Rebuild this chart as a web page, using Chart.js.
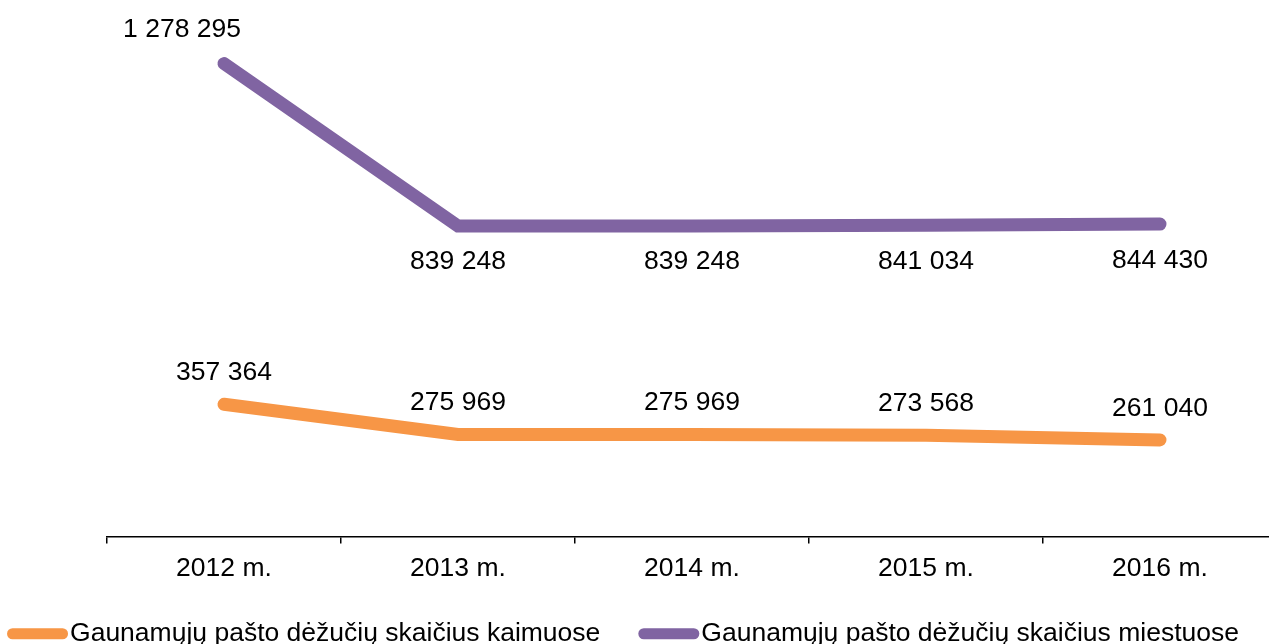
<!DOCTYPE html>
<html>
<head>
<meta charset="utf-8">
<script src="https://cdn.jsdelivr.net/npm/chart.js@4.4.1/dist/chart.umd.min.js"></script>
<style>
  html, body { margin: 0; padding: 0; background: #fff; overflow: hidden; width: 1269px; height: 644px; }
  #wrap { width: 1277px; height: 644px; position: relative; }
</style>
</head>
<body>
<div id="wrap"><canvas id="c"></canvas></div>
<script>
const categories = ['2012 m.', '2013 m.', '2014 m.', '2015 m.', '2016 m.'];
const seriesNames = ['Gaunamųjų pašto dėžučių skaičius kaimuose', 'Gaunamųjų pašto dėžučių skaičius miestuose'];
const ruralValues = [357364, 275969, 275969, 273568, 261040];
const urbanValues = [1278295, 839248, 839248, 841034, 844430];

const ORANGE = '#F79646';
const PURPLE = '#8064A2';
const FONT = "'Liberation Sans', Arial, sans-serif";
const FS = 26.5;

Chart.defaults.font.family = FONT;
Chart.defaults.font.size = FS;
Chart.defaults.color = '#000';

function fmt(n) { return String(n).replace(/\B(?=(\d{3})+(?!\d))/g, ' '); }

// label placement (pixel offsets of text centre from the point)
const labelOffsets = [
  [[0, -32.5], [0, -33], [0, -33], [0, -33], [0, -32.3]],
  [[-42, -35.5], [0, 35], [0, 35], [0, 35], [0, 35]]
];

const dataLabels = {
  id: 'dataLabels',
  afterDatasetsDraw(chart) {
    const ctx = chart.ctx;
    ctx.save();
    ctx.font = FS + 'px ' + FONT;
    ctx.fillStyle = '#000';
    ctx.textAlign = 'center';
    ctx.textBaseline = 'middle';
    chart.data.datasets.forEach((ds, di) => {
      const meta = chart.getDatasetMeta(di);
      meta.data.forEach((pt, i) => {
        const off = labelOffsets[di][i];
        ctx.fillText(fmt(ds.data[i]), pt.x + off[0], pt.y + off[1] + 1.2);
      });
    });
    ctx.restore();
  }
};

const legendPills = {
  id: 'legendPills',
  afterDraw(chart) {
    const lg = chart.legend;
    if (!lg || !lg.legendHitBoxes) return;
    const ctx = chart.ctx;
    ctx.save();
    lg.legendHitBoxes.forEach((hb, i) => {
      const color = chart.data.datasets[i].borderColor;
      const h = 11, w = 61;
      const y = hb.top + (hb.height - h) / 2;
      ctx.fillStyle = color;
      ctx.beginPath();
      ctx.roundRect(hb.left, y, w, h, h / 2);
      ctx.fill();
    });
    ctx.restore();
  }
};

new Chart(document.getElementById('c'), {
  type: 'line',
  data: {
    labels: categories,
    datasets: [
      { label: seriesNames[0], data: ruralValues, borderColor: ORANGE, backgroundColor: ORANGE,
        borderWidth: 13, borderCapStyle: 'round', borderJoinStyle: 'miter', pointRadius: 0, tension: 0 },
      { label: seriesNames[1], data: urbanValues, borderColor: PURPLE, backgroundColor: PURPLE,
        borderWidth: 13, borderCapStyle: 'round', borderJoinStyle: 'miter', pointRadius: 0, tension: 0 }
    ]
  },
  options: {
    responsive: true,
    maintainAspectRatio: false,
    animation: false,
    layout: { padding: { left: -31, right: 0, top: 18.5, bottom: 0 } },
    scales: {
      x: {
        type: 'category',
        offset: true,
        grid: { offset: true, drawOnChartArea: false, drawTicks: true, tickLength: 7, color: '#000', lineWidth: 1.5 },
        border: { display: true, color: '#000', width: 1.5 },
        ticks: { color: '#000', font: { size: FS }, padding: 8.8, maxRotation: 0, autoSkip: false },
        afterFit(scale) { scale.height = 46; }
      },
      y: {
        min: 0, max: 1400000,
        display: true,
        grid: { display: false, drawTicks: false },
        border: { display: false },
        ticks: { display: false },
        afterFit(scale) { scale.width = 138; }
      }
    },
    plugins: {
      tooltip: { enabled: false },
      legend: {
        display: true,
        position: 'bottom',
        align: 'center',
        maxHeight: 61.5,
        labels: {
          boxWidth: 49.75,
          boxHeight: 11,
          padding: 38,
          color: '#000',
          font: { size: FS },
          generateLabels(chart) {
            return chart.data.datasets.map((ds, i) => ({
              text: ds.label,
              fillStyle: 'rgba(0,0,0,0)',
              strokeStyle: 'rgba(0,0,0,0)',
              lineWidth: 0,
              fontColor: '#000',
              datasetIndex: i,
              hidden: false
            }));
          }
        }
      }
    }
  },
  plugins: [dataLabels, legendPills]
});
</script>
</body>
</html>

# # # # # # #

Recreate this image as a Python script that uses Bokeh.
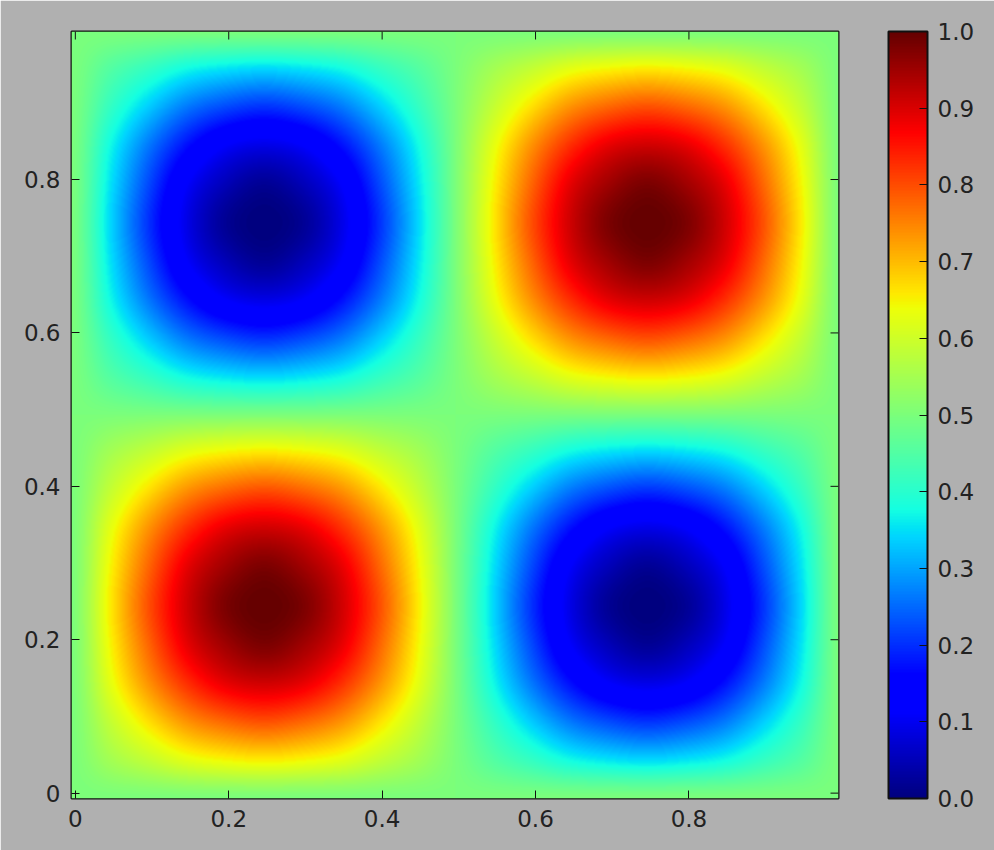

# # # # # # #

■ Brief
Using the data above, copy exactly the lines from the one containing "Rebuild this chart" to the one containing "const urbanValues = [1278295, 839248, 839248, 841034, 844430];", inclusive. Exclude the pictures.

■ Task answer
Rebuild this chart as a web page, using Chart.js.
<!DOCTYPE html>
<html>
<head>
<meta charset="utf-8">
<script src="https://cdn.jsdelivr.net/npm/chart.js@4.4.1/dist/chart.umd.min.js"></script>
<style>
  html, body { margin: 0; padding: 0; background: #fff; overflow: hidden; width: 1269px; height: 644px; }
  #wrap { width: 1277px; height: 644px; position: relative; }
</style>
</head>
<body>
<div id="wrap"><canvas id="c"></canvas></div>
<script>
const categories = ['2012 m.', '2013 m.', '2014 m.', '2015 m.', '2016 m.'];
const seriesNames = ['Gaunamųjų pašto dėžučių skaičius kaimuose', 'Gaunamųjų pašto dėžučių skaičius miestuose'];
const ruralValues = [357364, 275969, 275969, 273568, 261040];
const urbanValues = [1278295, 839248, 839248, 841034, 844430];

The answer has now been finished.